Columna


Compuertas filosóficas

“El posmodernismo ha acampado en la sociedad, abandonando el confín académico y permea la protesta”.

RODOLFO SEGOVIA

23 de noviembre de 2019 12:00 AM

El inconformismo tiene sus propias circunstancias de tiempo y lugar, pero las ambientaciones filosóficas en que se desarrolla son universales, por lo menos en Occidente, donde las protestas de masa han ido ampliándose desde la II Guerra Mundial. El elemento unificador es la arremetida contra la autoridad.

El argumento de los filósofos posmodernistas que acunan las protestas es que ninguna autoridad es legítima porque son construcción de un conocimiento no confiable. Su influencia, a través de pensadores como Foucault y Chomsky, está siendo enorme en el terreno de las ideas sobre cómo entender la realidad cotidiana. No son del todo coherentes, pero poco importa para el ánimo que inspiran. Los posmodernistas son amantes de lo arcano, su discurso carece de la claridad de Rousseau, ese otro revolucionario (por estos lados, la aproximación a los posmodernistas llegó a través de referencias).

Los posmodernistas preconizan una cultura irracional, opuesta al liberalismo y al marxismo, y, por lo tanto, a la modernidad racionalista y renacentista. Plantean el rechazo de propuestas institucionales, incluido el cultivo de la ciencia, de la que también se debe dudar por ser una imposición del pensamiento moderno. El meollo, se enfatiza, es el asalto a la autoridad en su esencia, por su origen espurio. Eso rechazos son catalizador, aprovechado por minorías de extrema izquierda, irónicamente estructuralistas y rechazadas por los posmodernistas, para hacerse al poder con violencia. Es la amenaza adicional en las manifestaciones actuales.

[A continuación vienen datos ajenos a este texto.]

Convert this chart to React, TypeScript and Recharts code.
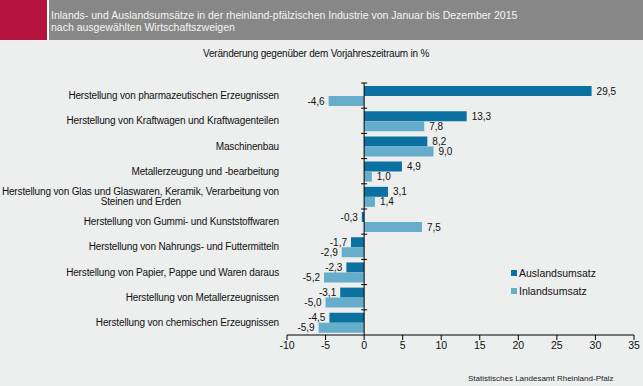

El posmodernismo ha acampado en la sociedad, abandonando el confín académico y permea la protesta. Expresa que los sistemas son opresivos. Protestar contra lo existente es válido pues ejerce violencia política. Poco importa que sean consensuadas. Se utilizan los derechos humanos en el discurso, pero en el fondo se rechazan por ser una construcción renacentista, y se llega a que la moral es culturalmente relativa, como lo es la realidad misma, todo vale.

El corrosivo se extrae de afirmar que la objetividad es sospechosa, por lo que se postula una sociedad descreída en el sentido de carencia de valores. El impulso es nihilista. Allí conducen las relaciones entre poder, conocimiento y discurso (Chomsky, según el cual el discurso maleable controla el conocimiento). Se llega a eliminar los valores sin “deconstruir”, que son represores de la libertad. La realidad válida es la vivida, y allí encaja la red virtual, aunque se sospeche mentirosa en los hechos. El discurso es el hecho.

Don Sancho se hubiese arrancado las mechas en su atalaya de Bocachica en 1697, mientras esperaba en ataque francés. El relativismo era anatema en sus tiempos. Filosóficamente, el posmodernismo provee el telón de fondo para lo que se vive en las plazas, el pegante oculto. Es incoherente y muy criticable, pero ha inspirado una visión deleble del tejido social.